Happy Data Privacy Day! It is a day celebrated in Canada, most of Europe and the United States to raise awareness and discussion about data privacy and protection. Whether it was meant to coincide with Data Privacy Day or not, Friday is also the deadline for comments on the Commerce Department's draft privacy report.

"Data privacy day provides an opportunity to reflect on the importance of privacy policies that promote online trust and broadband use," Lawrence Strickling, administrator of Commerce's National Telecommunications and Information Administration, wrote in a blog post Friday. In discussing Commerce's privacy report, he noted it "proposes an approach to privacy that can promote innovation while increasing consumer trust, including committing to baseline privacy principles and convening stakeholders to craft enforceable codes of conduct to implement those principles."

Several groups and companies have weighed in on the report released in December, which calls for the implementation of "Fair Information Privacy Principles" that would provide baseline privacy protections, proposes creation of a Privacy Policy Office within the department, and requests comment on whether Congress should implement baseline privacy legislation.
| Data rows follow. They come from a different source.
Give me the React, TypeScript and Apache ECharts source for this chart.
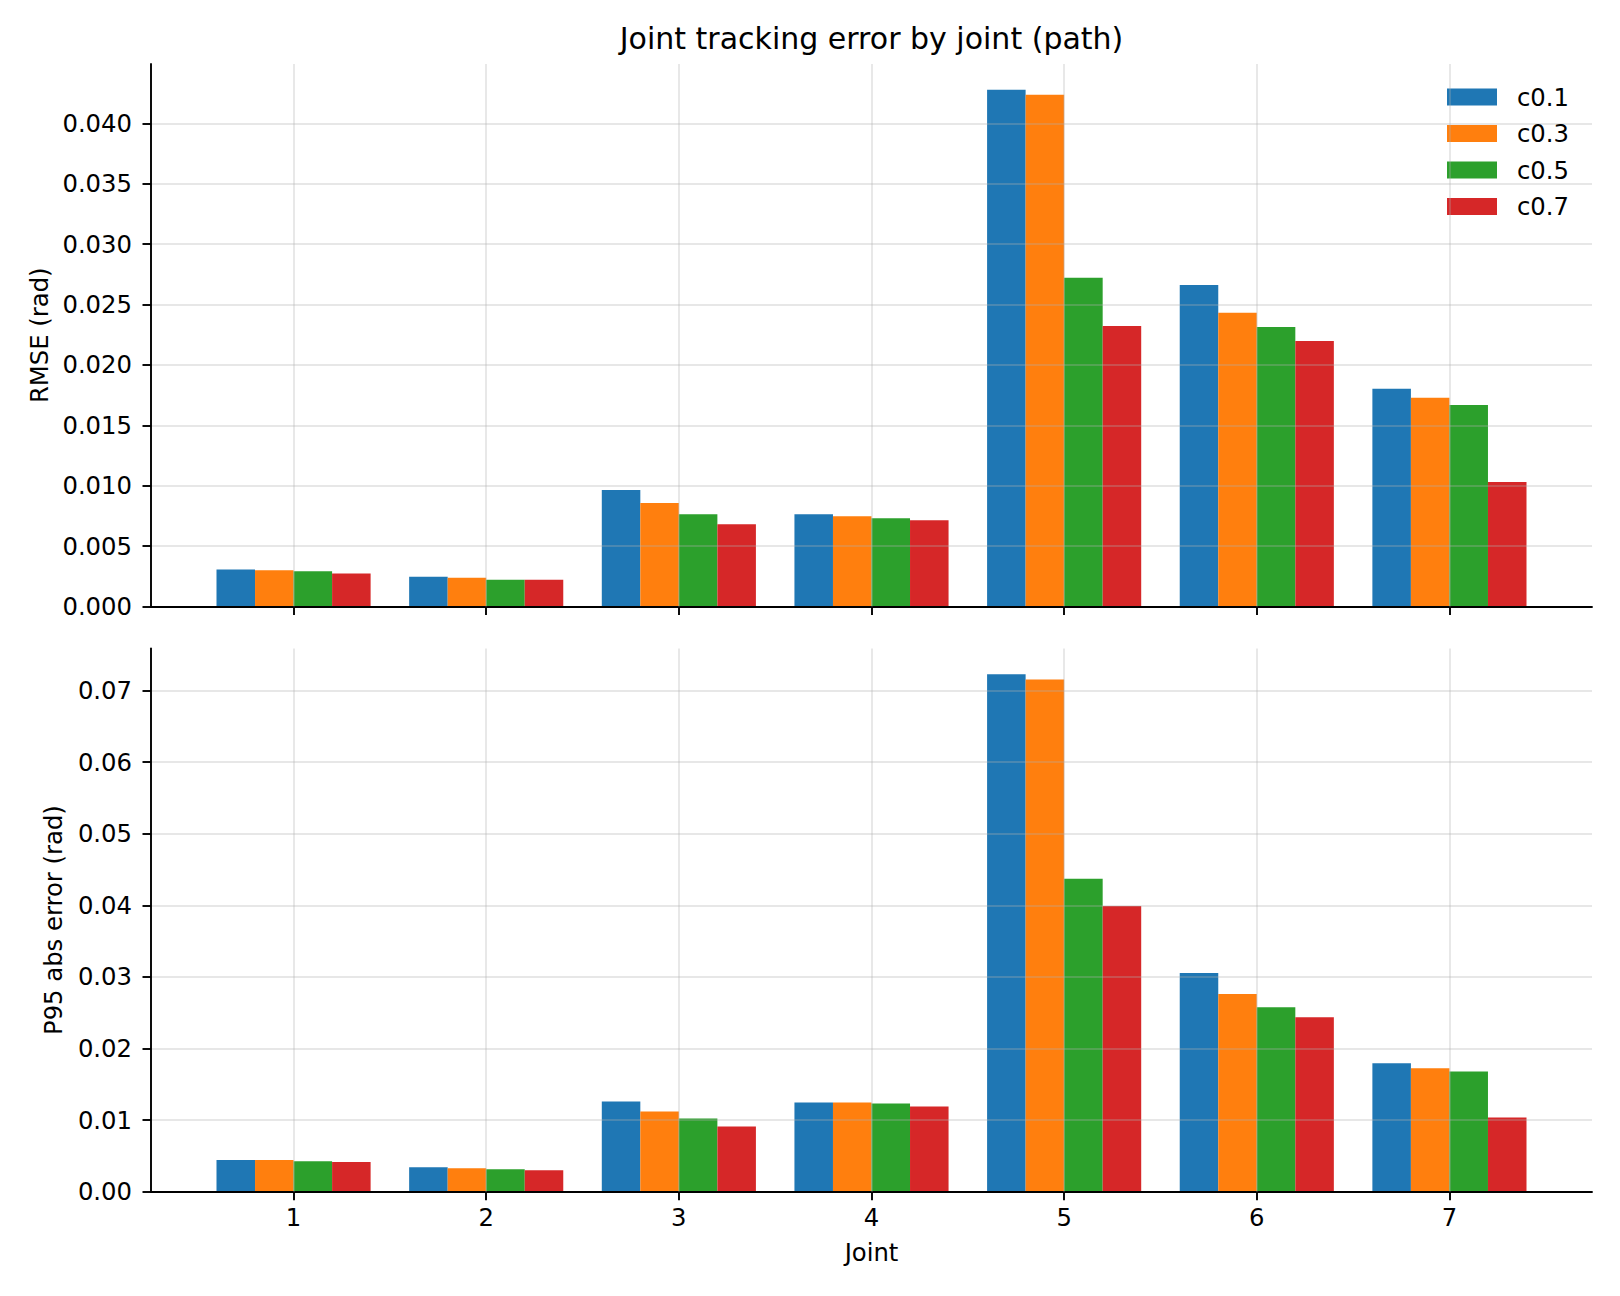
import React, { useEffect, useRef } from "react";
import * as echarts from "echarts";

// Joint indices along the x axis
const joints = ["1", "2", "3", "4", "5", "6", "7"];

// Controller gain settings (one series each)
const gainNames = ["c0.1", "c0.3", "c0.5", "c0.7"];
const gainColors = ["#1f77b4", "#ff7f0e", "#2ca02c", "#d62728"];

// RMSE per joint (rad)
const rmseC01 = [0.00307, 0.00247, 0.00964, 0.00764, 0.04278, 0.02663, 0.01802];
const rmseC03 = [0.00301, 0.00239, 0.00856, 0.00747, 0.04237, 0.02432, 0.01728];
const rmseC05 = [0.00292, 0.00222, 0.00764, 0.00731, 0.02722, 0.02314, 0.01669];
const rmseC07 = [0.00274, 0.00222, 0.00681, 0.00714, 0.02322, 0.02198, 0.0103];

// 95th percentile absolute error per joint (rad)
const p95C01 = [0.00442, 0.0034, 0.0126, 0.01247, 0.07225, 0.03055, 0.01795];
const p95C03 = [0.00442, 0.00326, 0.01121, 0.01247, 0.07155, 0.0276, 0.01725];
const p95C05 = [0.00426, 0.00312, 0.01023, 0.01233, 0.0437, 0.02575, 0.0168];
const p95C07 = [0.00416, 0.00298, 0.00912, 0.01191, 0.0399, 0.02435, 0.01035];

// y tick positions
const rmseTicks = [0, 0.005, 0.01, 0.015, 0.02, 0.025, 0.03, 0.035, 0.04];
const p95Ticks = [0, 0.01, 0.02, 0.03, 0.04, 0.05, 0.06, 0.07];

const rmseSets = [rmseC01, rmseC03, rmseC05, rmseC07];
const p95Sets = [p95C01, p95C03, p95C05, p95C07];

const FONT = "DejaVu Sans";
const GRID_COLOR = "rgba(176,176,176,0.3)";
const FS = 24.3;
const LW = 1.9;
const TICK_LEN = 8.5;

// Plot-area geometry
const FRAME_LEFT = 151;
const FRAME_WIDTH = 1441;
const UNIT = FRAME_WIDTH / 7.48;
const BAR_LEFT = FRAME_LEFT + 0.24 * UNIT;
const BAR_WIDTH = 7 * UNIT;
const TOP_Y = 64;
const TOP_H = 542.5;
const BOT_Y = 648.5;
const BOT_H = 543.2;

const maxOf = (sets: number[][]) => Math.max(...sets.map((s) => Math.max(...s))) * 1.05;

function frameXAxis(gridIndex: number) {
  return {
    gridIndex,
    type: "value",
    min: 0,
    max: 1,
    z: 4,
    axisLine: { show: true, onZero: false, lineStyle: { color: "#000", width: LW } },
    axisTick: { show: false },
    axisLabel: { show: false },
    splitLine: { show: false },
  };
}

function barXAxis(gridIndex: number, showLabels: boolean) {
  return {
    gridIndex,
    type: "category",
    data: joints,
    axisLine: { show: false },
    axisTick: {
      show: true,
      alignWithLabel: true,
      interval: 0,
      length: TICK_LEN,
      lineStyle: { color: "#000", width: LW },
    },
    axisLabel: {
      show: showLabels,
      interval: 0,
      color: "#000",
      fontSize: FS,
      fontFamily: FONT,
      margin: 14,
    },
    splitLine: { show: false },
    ...(showLabels
      ? {
          name: "Joint",
          nameLocation: "middle",
          nameGap: 49,
          nameTextStyle: { color: "#000", fontSize: FS, fontFamily: FONT },
        }
      : {}),
  };
}

function frameYAxis(
  gridIndex: number,
  max: number,
  interval: number,
  ticks: number[],
  digits: number,
  name: string,
  nameGap: number
) {
  return {
    gridIndex,
    type: "value",
    min: 0,
    max,
    interval,
    z: 4,
    name,
    nameLocation: "middle",
    nameRotate: 90,
    nameGap,
    nameTextStyle: { color: "#000", fontSize: FS, fontFamily: FONT },
    axisLine: { show: true, lineStyle: { color: "#000", width: LW } },
    axisTick: {
      show: true,
      length: TICK_LEN,
      customValues: ticks,
      lineStyle: { color: "#000", width: LW },
    },
    axisLabel: {
      customValues: ticks,
      color: "#000",
      fontSize: FS,
      fontFamily: FONT,
      margin: 19,
      formatter: (v: number) => v.toFixed(digits),
    },
    splitLine: {
      show: true,
      lineStyle: { color: GRID_COLOR, width: LW },
    },
  };
}

function barSeries(sets: number[][], axisIndex: number) {
  return sets.map((values, i) => ({
    name: gainNames[i],
    type: "bar",
    xAxisIndex: axisIndex,
    yAxisIndex: axisIndex,
    data: values,
    barGap: "0%",
    barCategoryGap: "20%",
    itemStyle: { color: gainColors[i] },
  }));
}

// Vertical grid lines at each joint, drawn above the bars
function jointGridLines(axisIndex: number) {
  return {
    type: "line",
    xAxisIndex: axisIndex,
    yAxisIndex: axisIndex,
    data: [],
    silent: true,
    markLine: {
      silent: true,
      symbol: ["none", "none"],
      label: { show: false },
      lineStyle: { color: GRID_COLOR, width: LW, type: "solid" },
      data: joints.map((j) => ({ xAxis: j })),
    },
  };
}

export default function App() {
  const ref = useRef<HTMLDivElement>(null);

  useEffect(() => {
    document.body.style.margin = "0";
    if (!ref.current) return;
    const chart = echarts.init(ref.current, undefined, { renderer: "svg" });
    const rmseMax = maxOf(rmseSets);
    const p95Max = maxOf(p95Sets);

    chart.setOption({
      animation: false,
      backgroundColor: "#fff",
      textStyle: { fontFamily: FONT },
      graphic: [
        {
          type: "text",
          x: FRAME_LEFT + FRAME_WIDTH / 2,
          y: 38,
          style: {
            text: "Joint tracking error by joint (path)",
            fontSize: 30,
            fontFamily: FONT,
            fill: "#000",
            align: "center",
            verticalAlign: "middle",
          },
        },
      ],
      legend: {
        data: gainNames,
        orient: "vertical",
        left: 1442,
        top: 80,
        itemWidth: 50,
        itemHeight: 17,
        itemGap: 12.5,
        icon: "rect",
        selectedMode: false,
        textStyle: {
          color: "#000",
          fontSize: FS,
          fontFamily: FONT,
          padding: [0, 0, 0, 15],
        },
      },
      grid: [
        { left: FRAME_LEFT, top: TOP_Y, width: FRAME_WIDTH, height: TOP_H },
        { left: BAR_LEFT, top: TOP_Y, width: BAR_WIDTH, height: TOP_H },
        { left: FRAME_LEFT, top: BOT_Y, width: FRAME_WIDTH, height: BOT_H },
        { left: BAR_LEFT, top: BOT_Y, width: BAR_WIDTH, height: BOT_H },
      ],
      xAxis: [frameXAxis(0), barXAxis(1, false), frameXAxis(2), barXAxis(3, true)],
      yAxis: [
        frameYAxis(0, rmseMax, 0.005, rmseTicks, 3, "RMSE (rad)", 100),
        { gridIndex: 1, type: "value", min: 0, max: rmseMax, show: false },
        frameYAxis(2, p95Max, 0.01, p95Ticks, 2, "P95 abs error (rad)", 86),
        { gridIndex: 3, type: "value", min: 0, max: p95Max, show: false },
      ],
      series: [
        ...barSeries(rmseSets, 1),
        jointGridLines(1),
        ...barSeries(p95Sets, 3),
        jointGridLines(3),
      ],
    });

    return () => chart.dispose();
  }, []);

  return <div ref={ref} style={{ width: 1620, height: 1296 }} />;
}
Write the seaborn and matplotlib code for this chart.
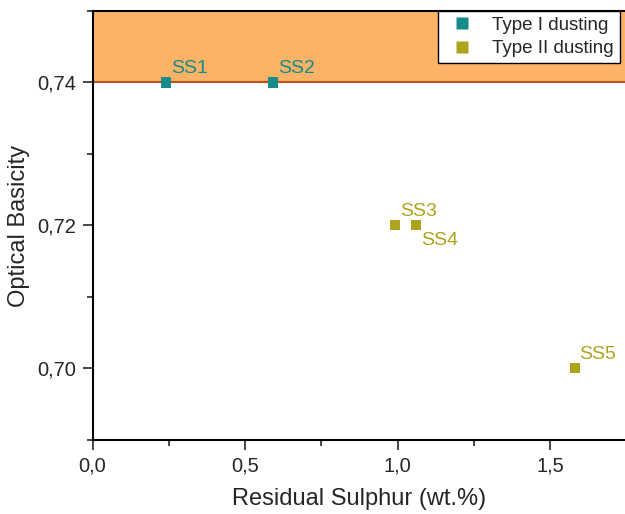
import numpy as np
import pandas as pd
import matplotlib
matplotlib.use('Agg')
import matplotlib.pyplot as plt
import matplotlib.ticker as mticker
import seaborn as sns

# data
samples = ['SS1', 'SS2', 'SS3', 'SS4', 'SS5']
sulphur = [0.24, 0.59, 0.99, 1.06, 1.58]
basicity = [0.74, 0.74, 0.72, 0.72, 0.70]
dusting = ['Type I dusting', 'Type I dusting', 'Type II dusting',
           'Type II dusting', 'Type II dusting']
# label offsets in points (dx, dy)
label_offsets = [(4, 4), (4, 4), (4, 4), (4, -5), (3, 4)]

colors = {'Type I dusting': '#178A8A', 'Type II dusting': '#ABA41C'}

df = pd.DataFrame({'sample': samples, 'S': sulphur, 'OB': basicity, 'type': dusting})

sns.set_style('ticks')
plt.rcParams['font.family'] = ['Liberation Sans', 'DejaVu Sans']

fig = plt.figure(figsize=(6.25, 5.14), dpi=100)
ax = fig.add_axes([0.148, 0.144, 0.852, 0.8346])

ax.set_xlim(0, 1.745)
ax.set_ylim(0.69, 0.75)

# shaded band above 0.74
ax.axhspan(0.74, 0.75, color='#FDB366', zorder=0, lw=0)
ax.axhline(0.74, color='#B5541A', lw=1.5, zorder=1)

sns.scatterplot(data=df, x='S', y='OB', hue='type', palette=colors, marker='s',
                s=52, edgecolor='none', ax=ax, zorder=3)

for name, x, y, t, (dx, dy) in zip(samples, sulphur, basicity, dusting, label_offsets):
    ax.annotate(name, (x, y), xytext=(dx, dy), textcoords='offset points',
                color=colors[t], fontsize=14, ha='left', va='bottom' if dy > 0 else 'top')

ax.xaxis.set_major_locator(mticker.MultipleLocator(0.5))
ax.xaxis.set_minor_locator(mticker.MultipleLocator(0.25))
ax.yaxis.set_major_locator(mticker.MultipleLocator(0.02))
ax.yaxis.set_minor_locator(mticker.MultipleLocator(0.01))
ax.xaxis.set_major_formatter(mticker.FuncFormatter(lambda v, p: f'{v:.1f}'.replace('.', ',')))
ax.yaxis.set_major_formatter(mticker.FuncFormatter(lambda v, p: f'{v:.2f}'.replace('.', ',')))

ax.tick_params(which='major', direction='out', length=7, width=1.2, labelsize=14.5, pad=5)
ax.tick_params(which='minor', direction='out', length=4, width=1.2)

for side in ['left', 'bottom', 'top']:
    ax.spines[side].set_linewidth(1.5)
    ax.spines[side].set_color('black')
ax.spines['right'].set_visible(False)

ax.set_xlabel('Residual Sulphur (wt.%)', fontsize=17, labelpad=9)
ax.set_ylabel('Optical Basicity', fontsize=17, labelpad=5)

handles, labels = ax.get_legend_handles_labels()
leg = ax.legend(handles, labels, loc='upper left', bbox_to_anchor=(438 / 625, 1 - 11 / 514),
                bbox_transform=fig.transFigure, fontsize=13.5, frameon=True, fancybox=False,
                borderaxespad=0, handletextpad=0.6, borderpad=0.3, labelspacing=0.35,
                handlelength=2.0, markerscale=1.2)
leg.get_frame().set_edgecolor('black')
leg.get_frame().set_linewidth(1.0)
leg.get_frame().set_alpha(1)

fig.savefig('out.png', dpi=100)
The comments will be used to help craft the Obama administration's approach to privacy.

For the most part, the Commerce report was more favorably received by industry than a staff privacy report also released in December from the Federal Trade Commission, which called for more aggressive measures to protect consumer privacy online.

In responding to the Commerce report, the credit information firm Experian voiced concern about rules that might limit the sharing of information and argued in favor of self-regulation over legislation, saying such an approach is better able to evolve and respond quickly to developing technologies.

"Any privacy framework should carefully balance restrictions on the collection and sharing of third-party information with the significant benefits that these uses of information provide to consumers, businesses, and the economy at large," Experian wrote.